I remember being in Lee’s office one day (or more likely, I remember an amalgamation of days in Lee’s office as one particular day), and we were talking about the book he was working on at the time (which, I believe, was Quakertown…I am ashamed to say I haven’t read it yet). He was having a little bit of writer’s block. He complained a little that he couldn’t get a story accepted by Doubletake. He mentioned that a certain writer, whom I worshipped at the time, had refused to write a blurb for his latest short story collection (The Least You Need to Know…very good, read it).

And that was the day I remembered, years later, reading that his latest book was a finalist for the Pulitzer Prize. LEE MARTIN! I know him! I cruised around on the Internet for reviews, looked through the NYT archives, and what did I come up with? Almost nothing! Who to blame? His agent? His publisher? His publicist? Does he even have a publicist? If so, she should be fired! All that work and a big nomination…where was all the attention? The hype?
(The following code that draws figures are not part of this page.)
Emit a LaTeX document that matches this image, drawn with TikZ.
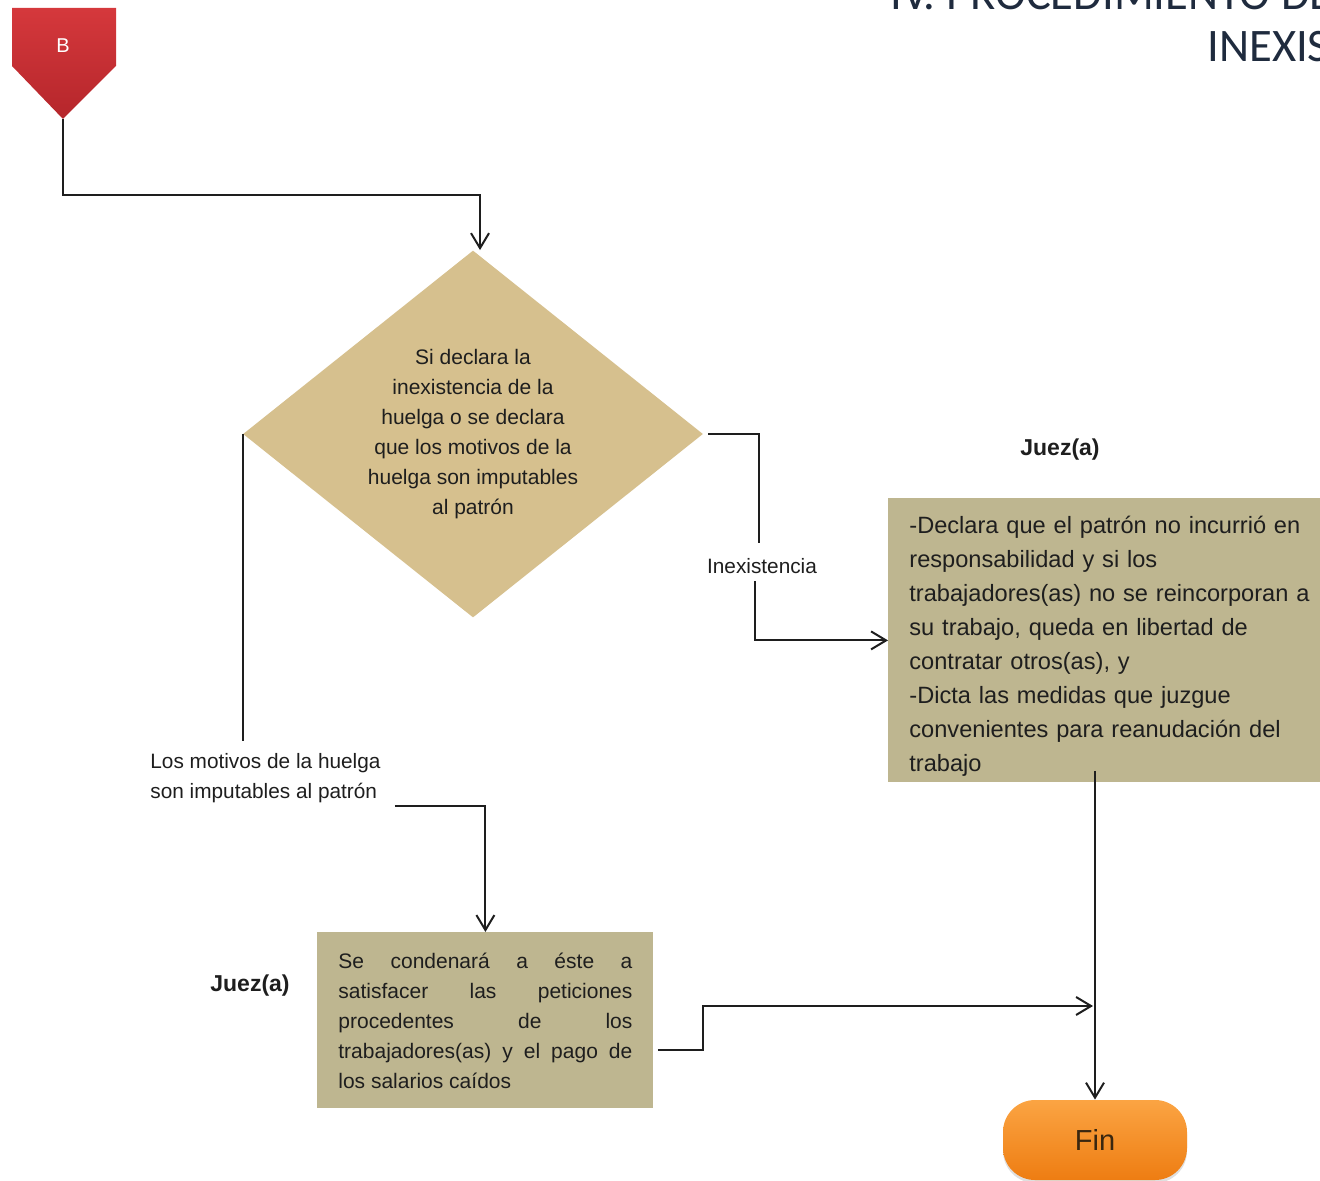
\documentclass[tikz,border=0pt]{standalone}
\usepackage{fontspec}
\setmainfont{Liberation Sans}
\newfontfamily\titlefont{Carlito}
\usetikzlibrary{shapes.geometric,arrows.meta,calc,shadows}

\definecolor{diamondfill}{HTML}{D6C08E}
\definecolor{boxfill}{HTML}{BEB690}
\definecolor{ink}{HTML}{1E1E1E}
\definecolor{titleink}{HTML}{1F2B3E}
\definecolor{redtop}{HTML}{D5383C}
\definecolor{redbot}{HTML}{B5262B}
\definecolor{orangetop}{HTML}{FBA443}
\definecolor{orangebot}{HTML}{EE7D12}
\definecolor{finink}{HTML}{3A2710}

\begin{document}
\begin{tikzpicture}[x=0.5pt,y=-0.5pt,
  line/.style={draw=ink, line width=1pt},
  arr/.style={line, -{Straight Barb[length=7.5pt,width=9pt]}},
  small/.style={font=\fontsize{10.4}{15}\selectfont, text=ink},
  actor/.style={font=\bfseries\fontsize{11.5}{14}\selectfont, text=ink},
  decision/.style={diamond, aspect=1.25, fill=diamondfill, minimum width=230pt,
    minimum height=183.5pt, inner sep=0pt, align=center,
    font=\fontsize{10.5}{15}\selectfont, text=ink},
  stepbox/.style={fill=boxfill, anchor=north west, inner xsep=10.5pt,
    inner ysep=0pt, text=ink},
  terminal/.style={rounded corners=16pt, minimum width=92pt, minimum height=40pt,
    top color=orangetop, bottom color=orangebot, text=finink,
    font=\fontsize{14.5}{16}\selectfont,
    drop shadow={shadow xshift=0pt, shadow yshift=-1.5pt, opacity=0.25}},
  heading/.style={anchor=base west, inner sep=0pt, text=titleink,
    font=\titlefont\fontsize{23.3}{28}\selectfont}
]
\path[use as bounding box, clip] (0,0) rectangle (1320,1181);

% heading, running off the page
\node[heading] (title1) at (890,10) {IV. PROCEDIMIENTO DE};
\node[heading] (title2) at (1207,62) {INEXIS};

% off-page connector B
\shade[top color=redtop, bottom color=redbot]
  (12,8) -- (116,8) -- (116,66) -- (63,119) -- (12,66) -- cycle;
\node[text=white, font=\fontsize{10}{12}\selectfont, inner sep=0pt] (B) at (63,46) {B};
\coordinate (btip) at (63,119);

% decision
\node[decision] (d) at (473,434)
  {Si declara la\\inexistencia de la\\huelga o se declara\\que los motivos de la\\huelga son imputables\\al patrón};

% branch labels
\node[small, inner sep=0pt] (inex) at (762,566) {Inexistencia};
\node[small, align=left, anchor=north west, inner sep=0pt] (motivos) at (150,753)
  {Los motivos de la huelga\\son imputables al patrón};

% right outcome
\node[actor] (jr) at (1060,450) {Juez(a)};
\node[stepbox, text width=210pt, minimum height=142pt, align=left,
      font=\fontsize{11.8}{17}\selectfont] (rbox) at (888,498)
  {\rule{0pt}{15pt}-Declara que el patrón no incurrió en\\
   responsabilidad y si los\\
   trabajadores(as) no se reincorporan a\\
   su trabajo, queda en libertad de\\
   contratar otros(as), y\\
   -Dicta las medidas que juzgue\\
   convenientes para reanudación del\\
   trabajo};

% left outcome
\node[actor] (jl) at (250,986) {Juez(a)};
\node[stepbox, text width=147pt, minimum height=88pt, align=justify,
      font=\fontsize{10.5}{15}\selectfont] (lbox) at (317,932)
  {Se\hfill condenará\hfill a\hfill éste\hfill a\\
   satisfacer\hfill las\hfill peticiones\\
   procedentes\hfill de\hfill los\\
   trabajadores(as)\hfill y\hfill el\hfill pago\hfill de\\
   los salarios caídos};

% end
\node[terminal] (fin) at (1095,1140) {Fin};
\coordinate (merge) at (1093,1006);

% connectors
\draw[arr] (btip) -- ++(0,76) -| ([xshift=3.5pt]d.north);
\draw[line] ([xshift=2.5pt]d.east) -| ([xshift=-1.5pt,yshift=7.5pt]inex.north);
\draw[arr] ([xshift=-3.5pt,yshift=-3.5pt]inex.south) |- (rbox.west);
\draw[line] (d.west) -- ([yshift=6pt]d.west |- motivos.north);
\draw[arr] ([xshift=7pt,yshift=-1.5pt]motivos.south east) -| (lbox.north);
\draw[arr] ([xshift=2pt,yshift=-15pt]lbox.east) -- ++(45,0) |- (merge);
\draw[arr] ([yshift=6pt]fin.north |- rbox.south) -- (fin.north);
\end{tikzpicture}
\end{document}
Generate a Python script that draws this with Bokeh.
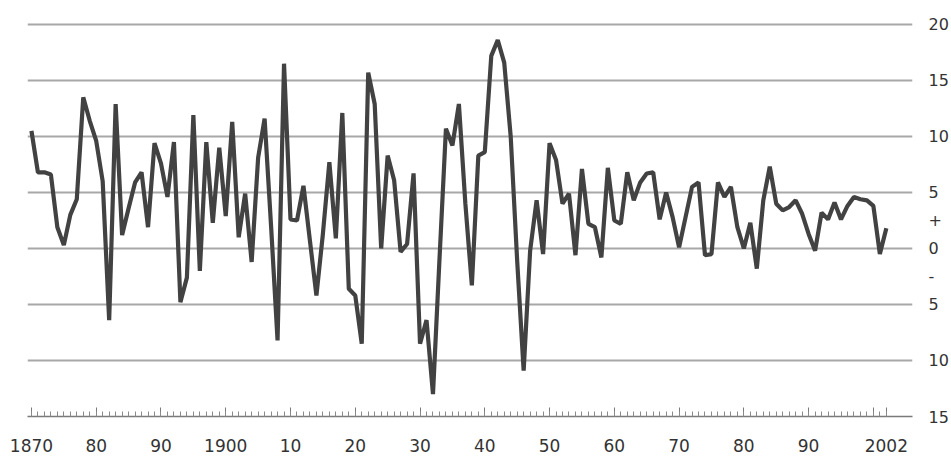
from bokeh.plotting import figure
from bokeh.models import Range1d, FixedTicker, LinearAxis
from bokeh.embed import file_html
from bokeh.resources import INLINE

years = list(range(1870, 2003))
values = [
    10.5, 6.8, 6.8, 6.6, 1.9, 0.3, 3.0, 4.4, 13.5, 11.4,   # 1870-1879
    9.6, 6.0, -6.4, 12.9, 1.2, 3.6, 5.9, 6.8, 1.9, 9.4,     # 1880-1889
    7.6, 4.6, 9.5, -4.8, -2.6, 11.9, -2.0, 9.5, 2.3, 9.0,   # 1890-1899
    2.9, 11.3, 1.0, 4.9, -1.2, 8.1, 11.6, 2.0, -8.2, 16.5,  # 1900-1909
    2.6, 2.5, 5.6, 0.7, -4.2, 1.3, 7.7, 0.9, 12.1, -3.6,    # 1910-1919
    -4.2, -8.5, 15.7, 12.9, 0.0, 8.3, 6.1, -0.3, 0.4, 6.7,  # 1920-1929
    -8.5, -6.4, -13.0, -1.0, 10.7, 9.2, 12.9, 4.0, -3.3, 8.3,  # 1930-1939
    8.6, 17.2, 18.6, 16.6, 10.0, -1.1, -10.9, -0.2, 4.3, -0.5,  # 1940-1949
    9.4, 7.9, 4.0, 4.9, -0.6, 7.1, 2.2, 1.9, -0.8, 7.2,     # 1950-1959
    2.5, 2.2, 6.8, 4.3, 5.9, 6.7, 6.8, 2.6, 5.0, 2.8,       # 1960-1969
    0.1, 2.8, 5.5, 5.9, -0.6, -0.5, 5.9, 4.6, 5.5, 1.9,     # 1970-1979
    0.0, 2.3, -1.8, 4.3, 7.3, 4.0, 3.4, 3.7, 4.3, 3.1,      # 1980-1989
    1.3, -0.2, 3.2, 2.6, 4.1, 2.6, 3.8, 4.6, 4.4, 4.3,      # 1990-1999
    3.8, -0.5, 1.8,                                          # 2000-2002
]

x_major = [1870, 1880, 1890, 1900, 1910, 1920, 1930, 1940, 1950, 1960,
           1970, 1980, 1990, 2000, 2002]
x_labels = {1870: "1870", 1880: "80", 1890: "90", 1900: "1900", 1910: "10",
            1920: "20", 1930: "30", 1940: "40", 1950: "50", 1960: "60",
            1970: "70", 1980: "80", 1990: "90", 2000: "", 2002: "2002"}
grid_values = [-10, -5, 0, 5, 10, 15, 20]
y_ticks = [-15, -10, -5, -2.5, 0, 2.5, 5, 10, 15, 20]
y_labels = {-15: "15", -10: "10", -5: "5", -2.5: "-", 0: "0", 2.5: "+",
            5: "5", 10: "10", 15: "15", 20: "20"}

FONT = "DejaVu Sans"

p = figure(width=951, height=458, output_backend="svg", toolbar_location=None,
           x_range=Range1d(1869.39, 2006.04), y_range=Range1d(-15, 21.07),
           min_border_left=27, min_border_right=33, min_border_top=12,
           min_border_bottom=42, y_axis_location=None)
p.outline_line_color = None
p.background_fill_color = "white"
p.border_fill_color = "white"

# bottom axis
xa = p.xaxis[0]
xa.ticker = FixedTicker(ticks=x_major, minor_ticks=years)
xa.major_label_overrides = {k: v for k, v in x_labels.items()}
xa.major_tick_in = 9
xa.major_tick_out = 0
xa.minor_tick_in = 5
xa.minor_tick_out = 0
xa.axis_line_color = "#7a7a7a"
xa.axis_line_width = 1.5
xa.major_tick_line_color = "#7a7a7a"
xa.minor_tick_line_color = "#8a8a8a"
xa.major_label_text_font = FONT
xa.major_label_text_font_size = "17px"
xa.major_label_text_color = "#333333"
xa.major_label_standoff = 22

# right axis with labels
ra = LinearAxis(ticker=FixedTicker(ticks=y_ticks))
ra.major_label_overrides = {k: v for k, v in y_labels.items()}
ra.axis_line_color = None
ra.major_tick_line_color = None
ra.minor_tick_line_color = None
ra.major_label_text_font = FONT
ra.major_label_text_font_size = "16px"
ra.major_label_text_color = "#333333"
ra.major_label_standoff = 10
p.add_layout(ra, "right")

p.xgrid.visible = False
p.ygrid.ticker = FixedTicker(ticks=grid_values)
p.ygrid.grid_line_color = "#a8a8a8"
p.ygrid.grid_line_width = 2

p.line(years, values, line_color="#424242", line_width=4.2)

open("out.html", "w").write(file_html(p, INLINE))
I hope the runner-up mention gets him the readers he deserves, because this is a wonderful book, people. It’s a bit of a mystery, both in the traditional “whodunit” sense and in the sense that we are all sometimes mysteries even to ourselves. The writing itself is stunning in its emotional clarity. I found myself going back through and reading some sections over and over again just because the lives of the characters were rendered in such amazing language. I am sure he poured his heart into this book, and it shows. It’s a quiet book in so many ways, but it’s also a little scary and quite dark. Congratulations Lee!

I really hope you will read this book, and I also hope you will share other books you have found by authors who might be overlooked, or eclipsed by the James Freys of the world, who get our attention even when they don't deserve it.